- From: Richard Tobin <richard@inf.ed.ac.uk>
- Date: Tue, 13 May 2008 14:02:52 +0100 (BST)
- To: public-xml-processing-model-wg@w3.org
> [NEW] ACTION: Richard to attempt to clarify the prose of the > unescape-markup with respect to the XML Declaration, document types, XML > version, etc. [recorded in > http://www.w3.org/2008/05/08-xproc-minutes.html#action03[14]] I looked at the existing description of p:unescape-markup and was surprised to see that it says: When the string value is parsed, the original document element is preserved so that the result will be well-formed XML even if the content consists of multiple, sibling elements. That is, the text is parsed as an external entity rather than an XML document. This implies that it can't have a DOCTYPE - we don't want to invent a new kind of document that's effectively an XML document with multiple top-level elements allowed.

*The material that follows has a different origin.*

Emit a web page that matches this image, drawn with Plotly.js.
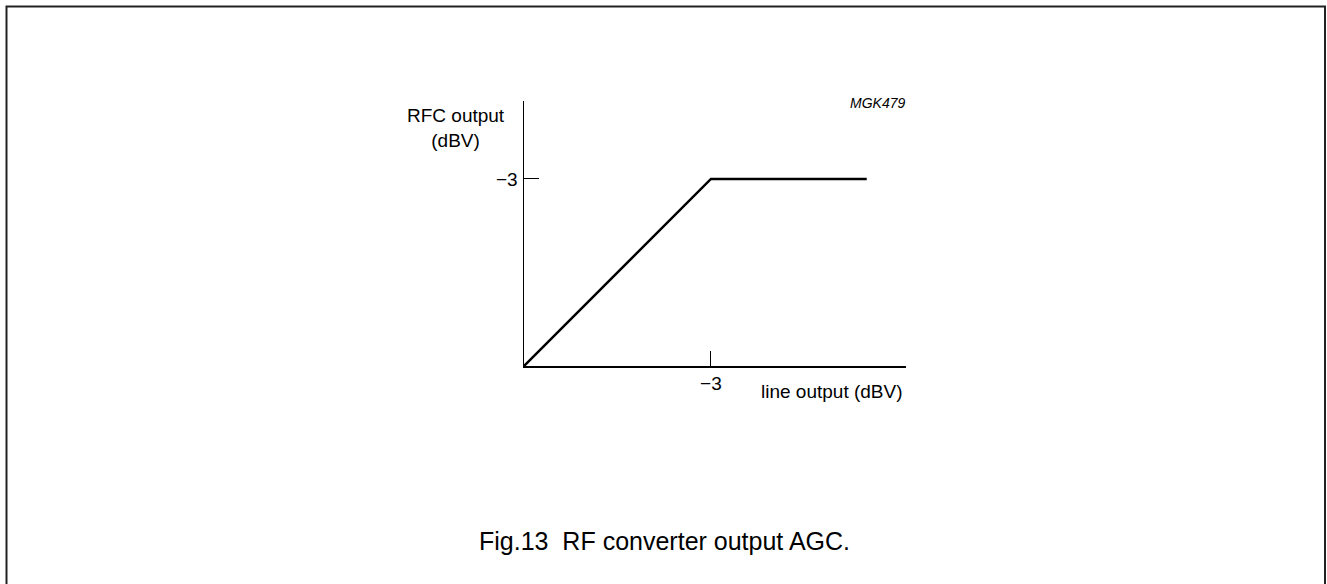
<!DOCTYPE html>
<html>
<head>
<meta charset="utf-8">
<script src="https://cdn.plot.ly/plotly-3.0.1.min.js"></script>
<style>html,body{margin:0;padding:0;background:#fff;}#chart{width:1327px;height:584px;}</style>
</head>
<body>
<div id="chart"></div>
<script>
// data (dBV)
const lineOutput = [-6, -3, -0.5];
const rfcOutput = [-6, -3, -3];
const xTickVals = [-3];
const xTickText = ['\u22123'];
const yTickVals = [-3];
const yTickText = ['\u22123'];

const W = 1327, H = 584;
const L = 524, R = 906, T = 101, B = 366;
const px = v => (v - L) / (R - L);
const py = v => (B - v) / (B - T);
const FONT = 'Liberation Sans, Arial, sans-serif';
const FS = 19;

const trace = {
  x: lineOutput, y: rfcOutput, type: 'scatter', mode: 'lines',
  line: {color: '#000', width: 2.5}, hoverinfo: 'skip', cliponaxis: false
};

const layout = {
  width: W, height: H,
  margin: {l: L, r: W - R, t: T, b: H - B, pad: 0},
  paper_bgcolor: '#fff', plot_bgcolor: '#fff',
  showlegend: false,
  font: {family: FONT, color: '#000', size: FS},
  xaxis: {
    range: [-6, 0.13], showgrid: false, zeroline: false,
    showline: true, linecolor: '#000', linewidth: 1.5,
    tickvals: xTickVals, ticktext: xTickText,
    ticks: 'inside', ticklen: 15, tickwidth: 1, tickcolor: '#000',
    ticklabelstandoff: 0,
    tickfont: {family: FONT, size: FS, color: '#000'}, fixedrange: true
  },
  yaxis: {
    range: [-6, -1.75], showgrid: false, zeroline: false,
    showline: true, linecolor: '#000', linewidth: 1.5,
    tickvals: yTickVals, ticktext: yTickText,
    ticks: 'inside', ticklen: 15, tickwidth: 1, tickcolor: '#000',
    ticklabelstandoff: 1,
    tickfont: {family: FONT, size: FS, color: '#000'}, fixedrange: true
  },
  shapes: [{
    type: 'rect', xref: 'paper', yref: 'paper',
    x0: px(6.5), x1: px(1325), y0: py(620), y1: py(6.5),
    line: {color: '#222', width: 2}, fillcolor: 'rgba(0,0,0,0)', layer: 'below'
  }],
  annotations: [
    {text: 'RFC output<br>(dBV)', xref: 'paper', yref: 'paper', x: px(456), y: py(128),
     xanchor: 'center', yanchor: 'middle', showarrow: false, align: 'center',
     font: {family: FONT, size: FS, color: '#000'}},
    {text: '<i>MGK479</i>', xref: 'paper', yref: 'paper', x: px(907), y: py(103),
     xanchor: 'right', yanchor: 'middle', showarrow: false,
     font: {family: FONT, size: 14, color: '#000'}},
    {text: 'line output (dBV)', xref: 'paper', yref: 'paper', x: px(905), y: py(391),
     xanchor: 'right', yanchor: 'middle', showarrow: false,
     font: {family: FONT, size: FS, color: '#000'}},
    {text: 'Fig.13  RF converter output AGC.', xref: 'paper', yref: 'paper', x: px(664), y: py(541),
     xanchor: 'center', yanchor: 'middle', showarrow: false,
     font: {family: FONT, size: 25, color: '#000'}}
  ]
};

Plotly.newPlot('chart', [trace], layout, {staticPlot: true, displayModeBar: false});
</script>
</body>
</html>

Why do we allow this? Is it just because p:escape-markup can produce such things (because it serializes the children of the document element)? Do we really want it? If p:escape-markup produces and p:unescape-markup consumes external entities rather than XML documents, this raises various issues about the xml declaration. For a non-document entity, it's actually a text declaration, so "standalone" is not allowed and "encoding" is required (even though the encoding is irrelevant, since we're dealing with characters not bytes). Do we say it's up to the user to ensure that the serialization options produce a legal serialised result? -- Richard -- The University of Edinburgh is a charitable body, registered in Scotland, with registration number SC005336.
Received on Tuesday, 13 May 2008 13:03:37 UTC